## BEGIN Records supplied

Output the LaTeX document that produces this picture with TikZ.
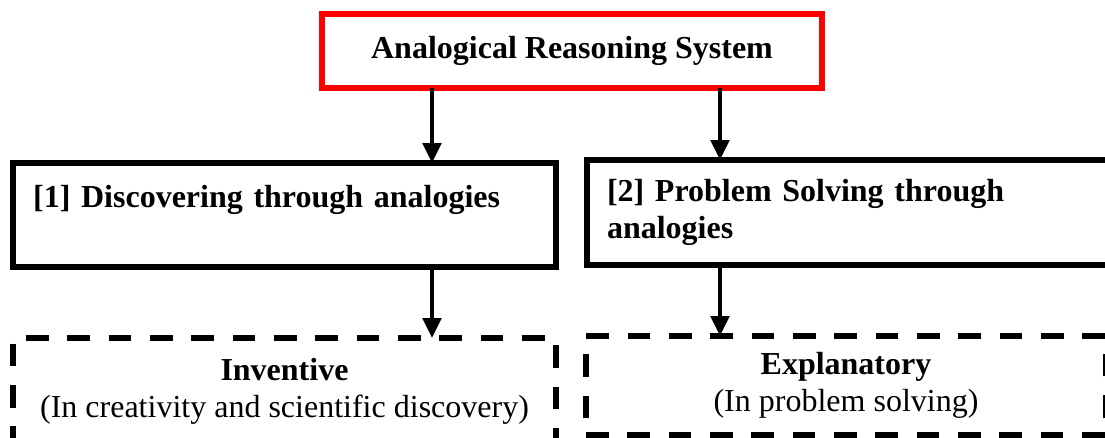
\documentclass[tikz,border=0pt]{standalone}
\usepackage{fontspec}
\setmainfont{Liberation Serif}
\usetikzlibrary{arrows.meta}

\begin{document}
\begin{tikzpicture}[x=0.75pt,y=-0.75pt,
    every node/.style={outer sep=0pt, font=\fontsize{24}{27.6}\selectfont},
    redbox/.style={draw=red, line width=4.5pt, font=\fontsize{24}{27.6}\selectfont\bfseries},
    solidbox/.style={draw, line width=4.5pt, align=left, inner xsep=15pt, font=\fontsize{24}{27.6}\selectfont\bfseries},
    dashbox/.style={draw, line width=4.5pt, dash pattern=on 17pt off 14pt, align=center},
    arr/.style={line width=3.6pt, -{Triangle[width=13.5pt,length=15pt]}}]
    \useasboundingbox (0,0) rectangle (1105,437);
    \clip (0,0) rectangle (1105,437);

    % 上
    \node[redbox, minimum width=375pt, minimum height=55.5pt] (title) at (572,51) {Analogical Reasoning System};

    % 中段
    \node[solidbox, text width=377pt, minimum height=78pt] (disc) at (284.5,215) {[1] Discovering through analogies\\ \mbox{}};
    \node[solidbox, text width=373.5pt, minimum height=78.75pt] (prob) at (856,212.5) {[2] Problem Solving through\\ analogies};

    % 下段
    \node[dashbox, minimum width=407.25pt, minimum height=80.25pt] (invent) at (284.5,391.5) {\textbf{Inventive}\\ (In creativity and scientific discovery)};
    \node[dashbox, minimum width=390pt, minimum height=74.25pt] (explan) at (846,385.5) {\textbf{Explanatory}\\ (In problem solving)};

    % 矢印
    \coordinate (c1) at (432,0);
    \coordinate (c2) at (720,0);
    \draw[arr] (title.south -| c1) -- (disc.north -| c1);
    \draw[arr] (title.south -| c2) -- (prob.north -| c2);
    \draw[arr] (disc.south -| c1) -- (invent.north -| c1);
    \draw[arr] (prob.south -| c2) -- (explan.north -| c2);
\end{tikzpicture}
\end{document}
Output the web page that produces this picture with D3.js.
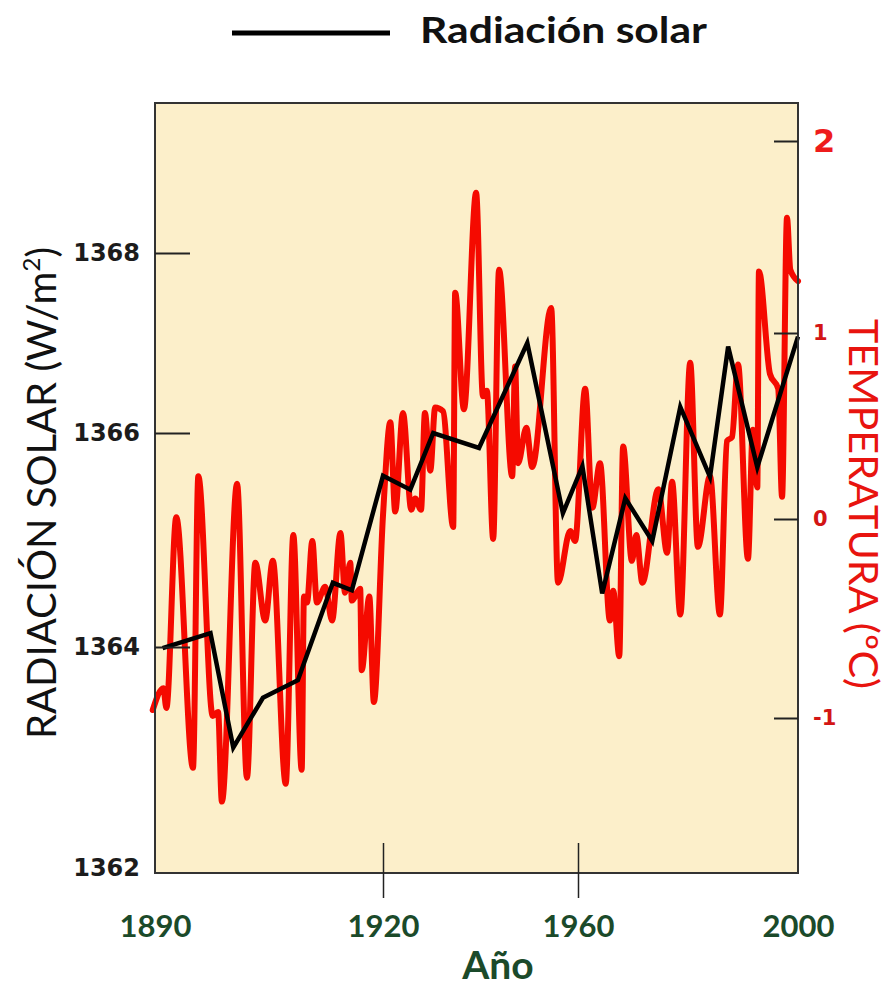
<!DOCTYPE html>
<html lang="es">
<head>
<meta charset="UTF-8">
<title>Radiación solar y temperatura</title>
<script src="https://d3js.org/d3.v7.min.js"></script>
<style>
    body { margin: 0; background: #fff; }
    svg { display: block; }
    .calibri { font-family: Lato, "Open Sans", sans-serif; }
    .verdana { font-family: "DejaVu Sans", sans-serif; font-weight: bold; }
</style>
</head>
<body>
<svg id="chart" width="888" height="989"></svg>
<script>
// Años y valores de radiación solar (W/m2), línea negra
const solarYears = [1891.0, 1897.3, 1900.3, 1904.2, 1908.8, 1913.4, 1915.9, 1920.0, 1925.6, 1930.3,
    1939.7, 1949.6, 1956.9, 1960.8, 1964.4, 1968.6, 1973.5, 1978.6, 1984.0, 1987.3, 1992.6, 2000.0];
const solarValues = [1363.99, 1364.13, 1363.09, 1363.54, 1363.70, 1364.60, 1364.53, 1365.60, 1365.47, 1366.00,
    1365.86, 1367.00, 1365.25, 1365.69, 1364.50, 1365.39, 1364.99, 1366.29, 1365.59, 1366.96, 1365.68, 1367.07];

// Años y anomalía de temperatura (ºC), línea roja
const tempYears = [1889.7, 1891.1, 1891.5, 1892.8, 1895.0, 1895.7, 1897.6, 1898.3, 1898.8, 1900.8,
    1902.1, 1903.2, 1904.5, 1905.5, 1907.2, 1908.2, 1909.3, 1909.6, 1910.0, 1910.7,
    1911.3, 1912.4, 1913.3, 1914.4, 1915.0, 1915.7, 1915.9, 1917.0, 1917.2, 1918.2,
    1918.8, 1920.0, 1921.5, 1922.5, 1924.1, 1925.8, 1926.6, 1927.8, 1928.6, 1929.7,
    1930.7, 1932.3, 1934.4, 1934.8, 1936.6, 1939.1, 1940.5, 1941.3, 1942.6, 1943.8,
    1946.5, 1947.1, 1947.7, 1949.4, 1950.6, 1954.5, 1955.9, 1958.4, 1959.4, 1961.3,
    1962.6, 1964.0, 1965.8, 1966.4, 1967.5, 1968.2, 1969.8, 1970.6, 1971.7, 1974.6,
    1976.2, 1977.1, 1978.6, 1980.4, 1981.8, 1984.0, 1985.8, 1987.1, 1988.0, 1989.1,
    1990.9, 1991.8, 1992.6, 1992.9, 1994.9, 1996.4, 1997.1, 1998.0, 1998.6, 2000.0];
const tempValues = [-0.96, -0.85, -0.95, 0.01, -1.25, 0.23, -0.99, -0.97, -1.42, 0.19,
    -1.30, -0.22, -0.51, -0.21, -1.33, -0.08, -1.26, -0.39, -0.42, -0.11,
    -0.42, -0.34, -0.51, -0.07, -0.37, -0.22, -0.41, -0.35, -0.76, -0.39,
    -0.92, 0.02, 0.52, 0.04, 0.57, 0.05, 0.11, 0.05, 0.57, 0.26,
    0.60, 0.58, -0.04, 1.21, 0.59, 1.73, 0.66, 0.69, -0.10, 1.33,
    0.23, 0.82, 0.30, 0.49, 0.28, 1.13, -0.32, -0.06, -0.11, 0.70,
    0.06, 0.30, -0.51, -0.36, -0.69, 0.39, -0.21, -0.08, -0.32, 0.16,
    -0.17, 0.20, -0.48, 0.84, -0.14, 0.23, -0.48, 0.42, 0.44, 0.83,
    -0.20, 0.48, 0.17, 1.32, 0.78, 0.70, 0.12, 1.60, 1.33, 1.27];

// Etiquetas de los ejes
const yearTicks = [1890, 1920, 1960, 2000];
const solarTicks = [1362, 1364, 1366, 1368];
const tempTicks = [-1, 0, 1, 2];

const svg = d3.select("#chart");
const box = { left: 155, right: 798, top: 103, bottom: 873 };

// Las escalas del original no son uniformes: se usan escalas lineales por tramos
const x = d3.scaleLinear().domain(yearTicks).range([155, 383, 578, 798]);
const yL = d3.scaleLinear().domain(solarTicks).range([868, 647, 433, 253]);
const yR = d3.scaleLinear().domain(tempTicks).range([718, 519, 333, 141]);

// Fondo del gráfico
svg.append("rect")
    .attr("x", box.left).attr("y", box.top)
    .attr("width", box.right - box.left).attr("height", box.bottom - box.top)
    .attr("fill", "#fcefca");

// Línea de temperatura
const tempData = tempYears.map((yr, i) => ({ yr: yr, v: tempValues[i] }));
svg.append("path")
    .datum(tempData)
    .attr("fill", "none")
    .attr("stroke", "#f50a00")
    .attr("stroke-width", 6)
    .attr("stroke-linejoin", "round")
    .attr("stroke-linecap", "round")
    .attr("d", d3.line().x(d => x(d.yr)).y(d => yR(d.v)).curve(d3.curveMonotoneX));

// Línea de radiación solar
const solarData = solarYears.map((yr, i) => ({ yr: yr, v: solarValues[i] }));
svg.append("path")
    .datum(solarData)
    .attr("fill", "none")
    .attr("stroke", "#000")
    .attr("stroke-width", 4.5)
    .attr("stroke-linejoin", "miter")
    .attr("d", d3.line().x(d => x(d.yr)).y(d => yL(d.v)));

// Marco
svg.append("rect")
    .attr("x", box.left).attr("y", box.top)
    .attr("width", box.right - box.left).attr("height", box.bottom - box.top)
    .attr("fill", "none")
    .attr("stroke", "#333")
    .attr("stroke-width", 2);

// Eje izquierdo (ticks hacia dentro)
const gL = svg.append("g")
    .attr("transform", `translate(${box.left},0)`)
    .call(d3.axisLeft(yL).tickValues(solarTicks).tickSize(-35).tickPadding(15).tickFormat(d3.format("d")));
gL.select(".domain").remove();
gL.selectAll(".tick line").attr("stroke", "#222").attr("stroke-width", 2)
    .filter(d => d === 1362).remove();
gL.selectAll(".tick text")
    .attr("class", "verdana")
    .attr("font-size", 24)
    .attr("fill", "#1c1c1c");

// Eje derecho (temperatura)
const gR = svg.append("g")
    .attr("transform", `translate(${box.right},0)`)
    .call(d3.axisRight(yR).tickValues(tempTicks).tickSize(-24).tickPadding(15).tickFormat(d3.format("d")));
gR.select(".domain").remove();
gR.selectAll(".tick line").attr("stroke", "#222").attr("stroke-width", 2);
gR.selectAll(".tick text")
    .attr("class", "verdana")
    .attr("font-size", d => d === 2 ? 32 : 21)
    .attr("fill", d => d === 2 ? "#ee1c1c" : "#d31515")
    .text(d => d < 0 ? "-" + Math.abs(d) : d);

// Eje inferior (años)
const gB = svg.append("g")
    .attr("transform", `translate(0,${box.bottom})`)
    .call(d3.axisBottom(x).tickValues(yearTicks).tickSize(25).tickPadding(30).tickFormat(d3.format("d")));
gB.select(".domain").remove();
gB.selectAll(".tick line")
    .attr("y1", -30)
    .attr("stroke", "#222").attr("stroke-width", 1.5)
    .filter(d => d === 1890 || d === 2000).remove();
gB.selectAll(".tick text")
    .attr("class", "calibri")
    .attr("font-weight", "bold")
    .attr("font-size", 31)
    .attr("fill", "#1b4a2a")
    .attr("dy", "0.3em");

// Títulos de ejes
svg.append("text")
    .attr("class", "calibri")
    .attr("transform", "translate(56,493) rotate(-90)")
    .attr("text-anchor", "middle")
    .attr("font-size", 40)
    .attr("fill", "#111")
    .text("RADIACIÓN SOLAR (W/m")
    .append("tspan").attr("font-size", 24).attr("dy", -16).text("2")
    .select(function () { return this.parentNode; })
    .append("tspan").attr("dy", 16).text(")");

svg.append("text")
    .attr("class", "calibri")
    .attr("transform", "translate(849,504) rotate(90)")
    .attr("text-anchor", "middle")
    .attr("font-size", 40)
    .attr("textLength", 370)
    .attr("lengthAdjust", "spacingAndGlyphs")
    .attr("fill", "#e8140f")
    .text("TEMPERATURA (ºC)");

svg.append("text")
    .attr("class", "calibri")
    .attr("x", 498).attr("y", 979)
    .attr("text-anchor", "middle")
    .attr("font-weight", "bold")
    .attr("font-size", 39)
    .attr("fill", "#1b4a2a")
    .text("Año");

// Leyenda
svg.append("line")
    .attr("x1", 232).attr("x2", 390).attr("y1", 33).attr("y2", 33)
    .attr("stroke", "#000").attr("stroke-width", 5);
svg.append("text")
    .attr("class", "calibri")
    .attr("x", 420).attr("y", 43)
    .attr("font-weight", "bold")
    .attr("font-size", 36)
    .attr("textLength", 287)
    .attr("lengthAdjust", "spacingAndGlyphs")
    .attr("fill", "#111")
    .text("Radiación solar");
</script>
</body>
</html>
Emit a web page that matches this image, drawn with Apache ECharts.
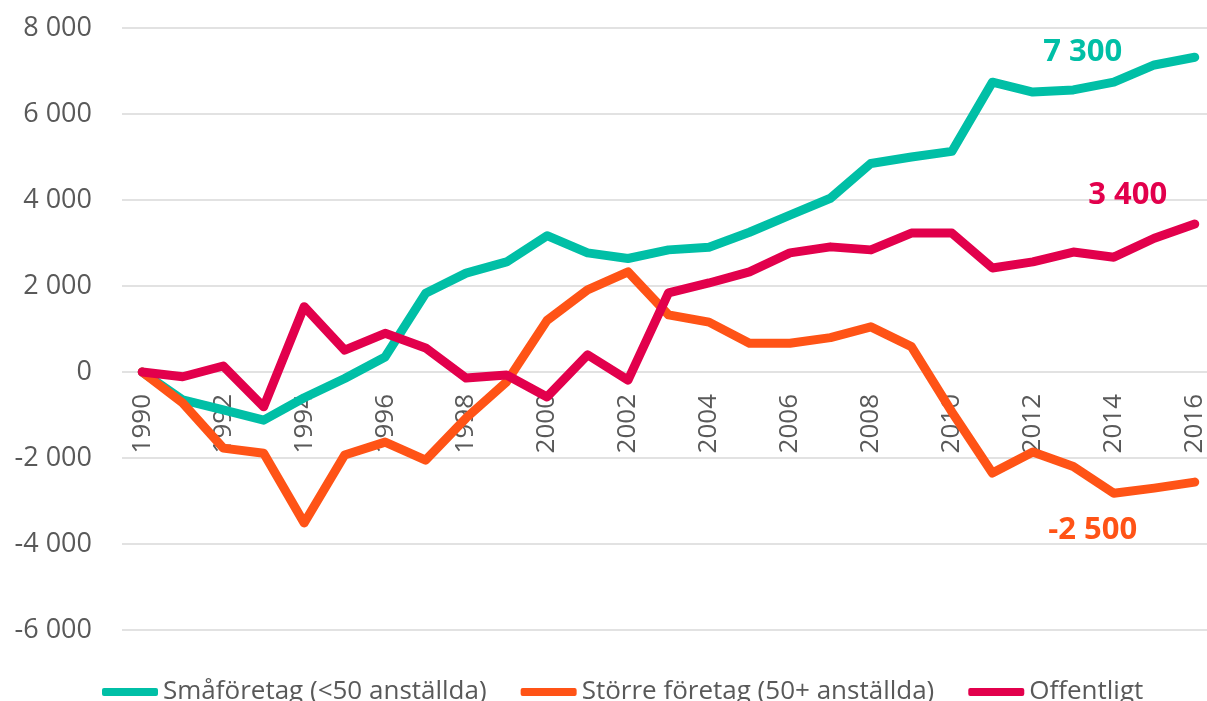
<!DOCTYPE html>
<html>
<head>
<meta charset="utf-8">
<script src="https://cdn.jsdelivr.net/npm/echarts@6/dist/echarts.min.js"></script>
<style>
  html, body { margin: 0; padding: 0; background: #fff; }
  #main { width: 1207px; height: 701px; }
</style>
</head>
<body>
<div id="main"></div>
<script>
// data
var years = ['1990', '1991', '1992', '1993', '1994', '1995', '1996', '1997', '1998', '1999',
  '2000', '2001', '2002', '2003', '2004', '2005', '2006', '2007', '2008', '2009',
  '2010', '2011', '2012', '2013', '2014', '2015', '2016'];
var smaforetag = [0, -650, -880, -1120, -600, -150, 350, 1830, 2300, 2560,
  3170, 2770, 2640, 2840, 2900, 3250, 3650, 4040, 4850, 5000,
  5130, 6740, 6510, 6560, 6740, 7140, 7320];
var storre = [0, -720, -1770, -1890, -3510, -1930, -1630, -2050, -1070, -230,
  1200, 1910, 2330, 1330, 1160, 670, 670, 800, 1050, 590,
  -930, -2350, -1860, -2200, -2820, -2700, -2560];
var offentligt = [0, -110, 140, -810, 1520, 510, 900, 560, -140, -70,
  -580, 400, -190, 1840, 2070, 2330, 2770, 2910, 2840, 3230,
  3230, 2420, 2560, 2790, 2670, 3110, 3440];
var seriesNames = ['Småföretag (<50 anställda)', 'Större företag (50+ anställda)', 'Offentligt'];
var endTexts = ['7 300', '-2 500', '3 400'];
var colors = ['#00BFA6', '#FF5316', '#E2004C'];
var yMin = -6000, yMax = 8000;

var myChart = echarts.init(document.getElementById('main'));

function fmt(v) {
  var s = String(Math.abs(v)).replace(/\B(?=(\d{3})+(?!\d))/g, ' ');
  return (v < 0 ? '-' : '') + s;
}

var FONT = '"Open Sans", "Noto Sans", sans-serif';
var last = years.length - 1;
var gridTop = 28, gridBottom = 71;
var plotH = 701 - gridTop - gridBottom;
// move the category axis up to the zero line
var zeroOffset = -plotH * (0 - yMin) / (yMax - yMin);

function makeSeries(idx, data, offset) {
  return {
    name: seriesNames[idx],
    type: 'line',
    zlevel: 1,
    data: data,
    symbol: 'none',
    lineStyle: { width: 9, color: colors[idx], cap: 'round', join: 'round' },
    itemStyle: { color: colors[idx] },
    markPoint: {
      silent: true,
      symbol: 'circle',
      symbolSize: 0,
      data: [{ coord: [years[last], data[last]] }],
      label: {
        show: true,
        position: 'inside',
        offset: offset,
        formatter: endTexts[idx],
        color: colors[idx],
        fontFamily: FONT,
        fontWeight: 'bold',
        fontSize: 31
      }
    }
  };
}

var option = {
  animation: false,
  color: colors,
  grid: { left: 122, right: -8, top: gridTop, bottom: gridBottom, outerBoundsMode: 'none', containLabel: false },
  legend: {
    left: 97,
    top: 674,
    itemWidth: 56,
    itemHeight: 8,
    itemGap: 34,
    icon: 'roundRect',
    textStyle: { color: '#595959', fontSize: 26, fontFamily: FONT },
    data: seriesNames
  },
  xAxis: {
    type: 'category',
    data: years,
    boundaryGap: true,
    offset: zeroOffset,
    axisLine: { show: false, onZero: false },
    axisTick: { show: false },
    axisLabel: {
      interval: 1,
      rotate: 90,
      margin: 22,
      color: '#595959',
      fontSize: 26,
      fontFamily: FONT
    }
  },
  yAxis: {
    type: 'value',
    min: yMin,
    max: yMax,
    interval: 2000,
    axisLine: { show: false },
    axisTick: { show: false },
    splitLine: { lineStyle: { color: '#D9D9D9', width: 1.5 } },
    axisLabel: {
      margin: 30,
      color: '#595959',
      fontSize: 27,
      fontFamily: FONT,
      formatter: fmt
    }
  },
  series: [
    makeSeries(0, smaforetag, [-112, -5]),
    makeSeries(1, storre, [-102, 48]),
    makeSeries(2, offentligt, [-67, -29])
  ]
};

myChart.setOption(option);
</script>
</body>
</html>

## END Records supplied

Copy nothing but the lines above that run from the one with "Emit a web page" to the one with "var zeroOffset = -plotH", ends included; pictures stay out.

• **Response**:
Emit a web page that matches this image, drawn with Apache ECharts.
<!DOCTYPE html>
<html>
<head>
<meta charset="utf-8">
<script src="https://cdn.jsdelivr.net/npm/echarts@6/dist/echarts.min.js"></script>
<style>
  html, body { margin: 0; padding: 0; background: #fff; }
  #main { width: 1207px; height: 701px; }
</style>
</head>
<body>
<div id="main"></div>
<script>
// data
var years = ['1990', '1991', '1992', '1993', '1994', '1995', '1996', '1997', '1998', '1999',
  '2000', '2001', '2002', '2003', '2004', '2005', '2006', '2007', '2008', '2009',
  '2010', '2011', '2012', '2013', '2014', '2015', '2016'];
var smaforetag = [0, -650, -880, -1120, -600, -150, 350, 1830, 2300, 2560,
  3170, 2770, 2640, 2840, 2900, 3250, 3650, 4040, 4850, 5000,
  5130, 6740, 6510, 6560, 6740, 7140, 7320];
var storre = [0, -720, -1770, -1890, -3510, -1930, -1630, -2050, -1070, -230,
  1200, 1910, 2330, 1330, 1160, 670, 670, 800, 1050, 590,
  -930, -2350, -1860, -2200, -2820, -2700, -2560];
var offentligt = [0, -110, 140, -810, 1520, 510, 900, 560, -140, -70,
  -580, 400, -190, 1840, 2070, 2330, 2770, 2910, 2840, 3230,
  3230, 2420, 2560, 2790, 2670, 3110, 3440];
var seriesNames = ['Småföretag (<50 anställda)', 'Större företag (50+ anställda)', 'Offentligt'];
var endTexts = ['7 300', '-2 500', '3 400'];
var colors = ['#00BFA6', '#FF5316', '#E2004C'];
var yMin = -6000, yMax = 8000;

var myChart = echarts.init(document.getElementById('main'));

function fmt(v) {
  var s = String(Math.abs(v)).replace(/\B(?=(\d{3})+(?!\d))/g, ' ');
  return (v < 0 ? '-' : '') + s;
}

var FONT = '"Open Sans", "Noto Sans", sans-serif';
var last = years.length - 1;
var gridTop = 28, gridBottom = 71;
var plotH = 701 - gridTop - gridBottom;
// move the category axis up to the zero line
var zeroOffset = -plotH * (0 - yMin) / (yMax - yMin);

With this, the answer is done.